Thursday, August 12, 2010

Will Jesus Dominate World History?

Let's take a look at world history.  The youngest of the young earth creation scenarios, if we take Bishop Ussher's calculations into account, places the creation of man at 4004 BC.  Christ came four thousand years later.  We live two thousand years after that.  Christ as messiah, with death, burial and resurrection is quite often placed as the focus of history.  Why was the time prior to his coming twice as long as the time after his coming, assuming he returns very soon?  If we take older earth creation time lines, Christ's place in history becomes an even smaller percentage of time.

It just seems a bit strange to me that if the application of Christ's atonement for sinners and the establishment of his kingdom are so important theologically, these things would apply to the minority of history (after the fact, of course).  Why wouldn't God make it the dominant theme of a vast majority of history?

Contemplating this, I wouldn't be surprised if Christ didn't return for thousands of years yet.  Or even tens of thousands of years.  Hundreds?  Every generation since the early church - and even the people at the time of Christ - has believed they lived in the last generation.  But if it hasn't happened in 2,000 years, why not the next 10,000 either?  Next week would be okay, too.


  1. Steve

    Great post! This is something that I get annoyed with very often: the world is falling apart and everything is so bad now that Jesus must be coming soon. Why? Is it really that much worse than it ever has been? Are our wars any worse than those that were fought long before our time? I think that mentality is very naive.

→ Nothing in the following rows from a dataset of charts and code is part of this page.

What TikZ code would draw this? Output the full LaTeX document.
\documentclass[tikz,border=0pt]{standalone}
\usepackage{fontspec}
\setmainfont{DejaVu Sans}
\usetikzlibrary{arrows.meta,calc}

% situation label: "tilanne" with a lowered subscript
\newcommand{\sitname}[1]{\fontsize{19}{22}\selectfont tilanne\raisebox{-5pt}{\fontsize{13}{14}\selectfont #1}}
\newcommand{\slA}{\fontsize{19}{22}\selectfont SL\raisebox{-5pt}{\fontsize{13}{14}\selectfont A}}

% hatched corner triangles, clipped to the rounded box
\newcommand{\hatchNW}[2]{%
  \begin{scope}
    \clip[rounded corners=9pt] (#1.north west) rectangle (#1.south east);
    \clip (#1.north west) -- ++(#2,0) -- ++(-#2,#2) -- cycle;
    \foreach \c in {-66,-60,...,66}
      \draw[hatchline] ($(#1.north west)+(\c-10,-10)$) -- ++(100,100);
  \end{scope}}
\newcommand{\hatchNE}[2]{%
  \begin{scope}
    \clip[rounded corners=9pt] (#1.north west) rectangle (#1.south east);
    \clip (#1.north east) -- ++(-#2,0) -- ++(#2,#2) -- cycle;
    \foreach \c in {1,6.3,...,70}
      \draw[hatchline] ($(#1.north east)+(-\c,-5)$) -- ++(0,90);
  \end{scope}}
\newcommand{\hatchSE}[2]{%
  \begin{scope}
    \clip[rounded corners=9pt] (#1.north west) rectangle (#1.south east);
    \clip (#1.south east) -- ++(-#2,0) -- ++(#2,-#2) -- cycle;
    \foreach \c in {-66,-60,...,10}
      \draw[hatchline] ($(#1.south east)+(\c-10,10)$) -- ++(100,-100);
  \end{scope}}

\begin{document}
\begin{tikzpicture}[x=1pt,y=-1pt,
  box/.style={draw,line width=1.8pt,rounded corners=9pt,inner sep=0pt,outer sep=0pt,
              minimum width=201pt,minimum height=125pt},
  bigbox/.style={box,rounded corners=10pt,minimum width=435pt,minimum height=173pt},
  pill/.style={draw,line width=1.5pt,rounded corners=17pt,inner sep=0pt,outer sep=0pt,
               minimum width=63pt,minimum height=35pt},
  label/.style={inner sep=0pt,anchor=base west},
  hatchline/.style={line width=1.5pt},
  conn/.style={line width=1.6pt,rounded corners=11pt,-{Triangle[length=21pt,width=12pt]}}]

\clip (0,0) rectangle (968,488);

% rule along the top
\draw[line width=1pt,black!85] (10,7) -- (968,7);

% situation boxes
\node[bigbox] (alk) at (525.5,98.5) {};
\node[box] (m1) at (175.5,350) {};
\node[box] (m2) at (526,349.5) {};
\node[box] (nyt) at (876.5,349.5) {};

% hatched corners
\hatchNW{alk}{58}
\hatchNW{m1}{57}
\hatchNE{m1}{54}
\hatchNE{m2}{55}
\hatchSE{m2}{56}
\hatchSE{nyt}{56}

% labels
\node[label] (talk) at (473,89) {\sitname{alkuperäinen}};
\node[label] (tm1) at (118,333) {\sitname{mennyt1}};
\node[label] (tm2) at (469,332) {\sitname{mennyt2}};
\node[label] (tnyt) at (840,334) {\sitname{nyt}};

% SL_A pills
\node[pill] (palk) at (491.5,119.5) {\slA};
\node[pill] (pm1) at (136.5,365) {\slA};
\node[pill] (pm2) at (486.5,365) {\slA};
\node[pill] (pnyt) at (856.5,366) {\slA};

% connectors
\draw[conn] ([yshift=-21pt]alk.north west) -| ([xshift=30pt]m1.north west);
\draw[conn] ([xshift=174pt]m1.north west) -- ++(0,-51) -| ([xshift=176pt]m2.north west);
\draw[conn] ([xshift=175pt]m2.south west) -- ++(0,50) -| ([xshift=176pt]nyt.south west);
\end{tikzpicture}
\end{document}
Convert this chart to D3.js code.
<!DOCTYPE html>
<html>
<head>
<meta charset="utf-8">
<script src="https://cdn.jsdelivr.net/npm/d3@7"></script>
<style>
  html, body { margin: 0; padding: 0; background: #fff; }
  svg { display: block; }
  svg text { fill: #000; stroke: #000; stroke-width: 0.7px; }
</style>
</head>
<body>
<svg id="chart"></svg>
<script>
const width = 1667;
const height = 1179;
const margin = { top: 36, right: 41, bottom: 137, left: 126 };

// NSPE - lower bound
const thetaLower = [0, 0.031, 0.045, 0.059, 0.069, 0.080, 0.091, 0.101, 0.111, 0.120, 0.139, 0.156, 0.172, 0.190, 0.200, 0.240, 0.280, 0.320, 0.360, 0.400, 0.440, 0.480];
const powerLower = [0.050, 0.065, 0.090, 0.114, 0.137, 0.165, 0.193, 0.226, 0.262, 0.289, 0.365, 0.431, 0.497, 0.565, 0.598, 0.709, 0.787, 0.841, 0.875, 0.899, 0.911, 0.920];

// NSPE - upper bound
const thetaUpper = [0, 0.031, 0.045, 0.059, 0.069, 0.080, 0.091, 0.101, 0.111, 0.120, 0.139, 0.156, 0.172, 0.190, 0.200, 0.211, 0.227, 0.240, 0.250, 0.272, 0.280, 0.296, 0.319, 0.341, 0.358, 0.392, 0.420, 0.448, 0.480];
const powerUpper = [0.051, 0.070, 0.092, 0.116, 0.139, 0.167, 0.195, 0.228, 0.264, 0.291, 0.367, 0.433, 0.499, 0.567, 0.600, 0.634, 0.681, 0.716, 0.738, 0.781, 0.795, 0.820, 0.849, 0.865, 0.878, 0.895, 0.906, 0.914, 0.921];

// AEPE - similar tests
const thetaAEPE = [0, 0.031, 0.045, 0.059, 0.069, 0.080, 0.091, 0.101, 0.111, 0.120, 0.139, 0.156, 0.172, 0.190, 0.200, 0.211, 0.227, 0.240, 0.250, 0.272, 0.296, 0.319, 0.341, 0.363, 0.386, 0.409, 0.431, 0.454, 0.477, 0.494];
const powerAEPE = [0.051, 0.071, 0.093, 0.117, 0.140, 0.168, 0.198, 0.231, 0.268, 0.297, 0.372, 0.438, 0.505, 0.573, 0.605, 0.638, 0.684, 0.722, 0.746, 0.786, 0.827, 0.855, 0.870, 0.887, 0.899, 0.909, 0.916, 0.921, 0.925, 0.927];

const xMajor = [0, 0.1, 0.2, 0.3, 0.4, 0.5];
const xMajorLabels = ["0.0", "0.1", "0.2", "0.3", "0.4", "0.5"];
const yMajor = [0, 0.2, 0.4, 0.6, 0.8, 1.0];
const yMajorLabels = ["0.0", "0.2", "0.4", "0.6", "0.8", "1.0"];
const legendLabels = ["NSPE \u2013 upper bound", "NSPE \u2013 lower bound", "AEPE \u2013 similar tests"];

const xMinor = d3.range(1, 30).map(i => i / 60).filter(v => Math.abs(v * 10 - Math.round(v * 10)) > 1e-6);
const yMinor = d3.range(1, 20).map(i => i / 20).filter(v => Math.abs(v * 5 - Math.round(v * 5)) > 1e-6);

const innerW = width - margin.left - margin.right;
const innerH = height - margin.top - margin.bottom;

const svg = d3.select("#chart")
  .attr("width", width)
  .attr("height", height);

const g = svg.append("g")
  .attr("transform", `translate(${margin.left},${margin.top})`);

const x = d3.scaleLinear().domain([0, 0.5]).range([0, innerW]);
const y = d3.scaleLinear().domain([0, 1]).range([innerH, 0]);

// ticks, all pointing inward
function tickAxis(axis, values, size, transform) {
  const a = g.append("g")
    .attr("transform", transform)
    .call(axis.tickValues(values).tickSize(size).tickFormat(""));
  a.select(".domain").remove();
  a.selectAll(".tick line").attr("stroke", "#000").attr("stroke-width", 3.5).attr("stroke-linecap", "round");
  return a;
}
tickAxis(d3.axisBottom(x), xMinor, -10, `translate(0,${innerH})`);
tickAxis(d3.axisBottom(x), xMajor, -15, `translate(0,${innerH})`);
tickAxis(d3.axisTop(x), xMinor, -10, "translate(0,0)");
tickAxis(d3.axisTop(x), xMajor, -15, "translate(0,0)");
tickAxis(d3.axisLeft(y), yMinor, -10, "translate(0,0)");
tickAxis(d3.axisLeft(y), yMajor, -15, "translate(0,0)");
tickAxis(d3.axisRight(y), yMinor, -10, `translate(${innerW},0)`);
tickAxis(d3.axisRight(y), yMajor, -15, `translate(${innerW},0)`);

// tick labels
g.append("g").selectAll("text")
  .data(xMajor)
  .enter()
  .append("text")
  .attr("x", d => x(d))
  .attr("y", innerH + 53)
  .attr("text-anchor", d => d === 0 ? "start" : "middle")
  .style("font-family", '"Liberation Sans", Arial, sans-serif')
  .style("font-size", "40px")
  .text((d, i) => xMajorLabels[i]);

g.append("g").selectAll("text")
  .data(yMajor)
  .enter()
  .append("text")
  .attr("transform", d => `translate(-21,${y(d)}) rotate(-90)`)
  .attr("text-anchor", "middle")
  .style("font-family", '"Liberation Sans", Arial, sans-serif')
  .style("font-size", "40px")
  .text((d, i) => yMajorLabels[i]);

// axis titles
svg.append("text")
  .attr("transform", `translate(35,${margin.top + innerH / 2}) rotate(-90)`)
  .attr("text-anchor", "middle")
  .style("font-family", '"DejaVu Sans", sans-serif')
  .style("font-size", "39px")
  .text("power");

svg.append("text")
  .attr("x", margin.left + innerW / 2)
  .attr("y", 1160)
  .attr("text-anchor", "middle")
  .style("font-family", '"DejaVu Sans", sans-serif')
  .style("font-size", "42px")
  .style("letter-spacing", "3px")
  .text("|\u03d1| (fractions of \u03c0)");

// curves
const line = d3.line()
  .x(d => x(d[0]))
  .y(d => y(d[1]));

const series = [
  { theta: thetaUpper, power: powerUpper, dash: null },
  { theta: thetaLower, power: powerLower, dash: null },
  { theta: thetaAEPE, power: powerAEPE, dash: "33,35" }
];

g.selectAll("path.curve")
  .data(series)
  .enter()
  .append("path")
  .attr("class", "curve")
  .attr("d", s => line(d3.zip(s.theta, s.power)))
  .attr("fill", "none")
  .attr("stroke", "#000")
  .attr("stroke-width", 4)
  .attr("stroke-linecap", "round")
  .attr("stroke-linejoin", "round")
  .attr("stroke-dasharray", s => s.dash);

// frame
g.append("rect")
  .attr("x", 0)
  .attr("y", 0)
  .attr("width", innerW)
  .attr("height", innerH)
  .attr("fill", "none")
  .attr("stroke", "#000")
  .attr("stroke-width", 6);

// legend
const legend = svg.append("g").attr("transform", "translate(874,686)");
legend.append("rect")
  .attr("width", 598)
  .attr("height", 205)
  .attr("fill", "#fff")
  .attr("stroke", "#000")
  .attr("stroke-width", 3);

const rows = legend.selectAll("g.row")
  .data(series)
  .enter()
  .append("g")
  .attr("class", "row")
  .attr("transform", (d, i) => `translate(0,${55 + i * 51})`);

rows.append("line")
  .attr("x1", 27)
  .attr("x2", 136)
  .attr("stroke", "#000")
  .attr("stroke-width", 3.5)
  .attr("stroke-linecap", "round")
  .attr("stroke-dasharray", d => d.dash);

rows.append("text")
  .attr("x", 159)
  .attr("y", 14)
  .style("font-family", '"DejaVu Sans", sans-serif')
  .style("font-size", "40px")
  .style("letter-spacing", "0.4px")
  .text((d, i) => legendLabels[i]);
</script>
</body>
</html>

    I think that when we look at the New Testament we definitely get the idea that we should be prepared for Christ to return any time, but I don't think that means we should try to fit our current events into the prophecies about the end, so should we live like it'll be another 10,000 years? Probably not, but it's because he could come at any time, not because we think that our current events prove that he will be coming soon.

    Just my thoughts!


  2. Steve,

    A couple comments:

    1. While I agree that Christ's incarnation, suffering, death and resurrection are the central events in history, that does not mean that Christ was not present prior to his incarnation. I know you know this, but your statement that "Christ's place in history becomes an even smaller percentage of time" elevates bare temporality and minimizes His role as the eternal Son, as Creator, and His hidden counsel and acts with and among the two other persons in the Trinity. In other words, I think the Son has always been immanent, just not quite so dramatically as he has been since His incarnation. Even Calvin said that the Tree of Life in the Garden was a sacrament.

    2. I think I read somewhere that world population was 200-300M during the time of Christ. If this is so (and assuming a young earth, which you may not do), the vast majority of humans that have ever lived did so after Christ. Assuming an old earth, maybe a significant percentage of humans have lived since Christ. So as regards His effect on human history, the incarnate Son has been there for many more human narratives than not.

    Cheers, Camilo

  3. All of this stuff about time is giving me panic attacks.

    You're killin' me, Steve!


  4. Good points Steve, and great rebuttal Camilo (population wise this is true).

  5. Dan and Jason, thanks for the thoughts.

    C, okay, I'll switch topics from time to money...

    Camilo, thanks for the input. I'm thinking of Christ's historically finished work, that after the cross "the least of these" understands his work in a more full sense than anybody before did. Yes, I thought of the man-years idea, where more people have lived after Christ. But world population didn't really start to take off until just a few centruies ago.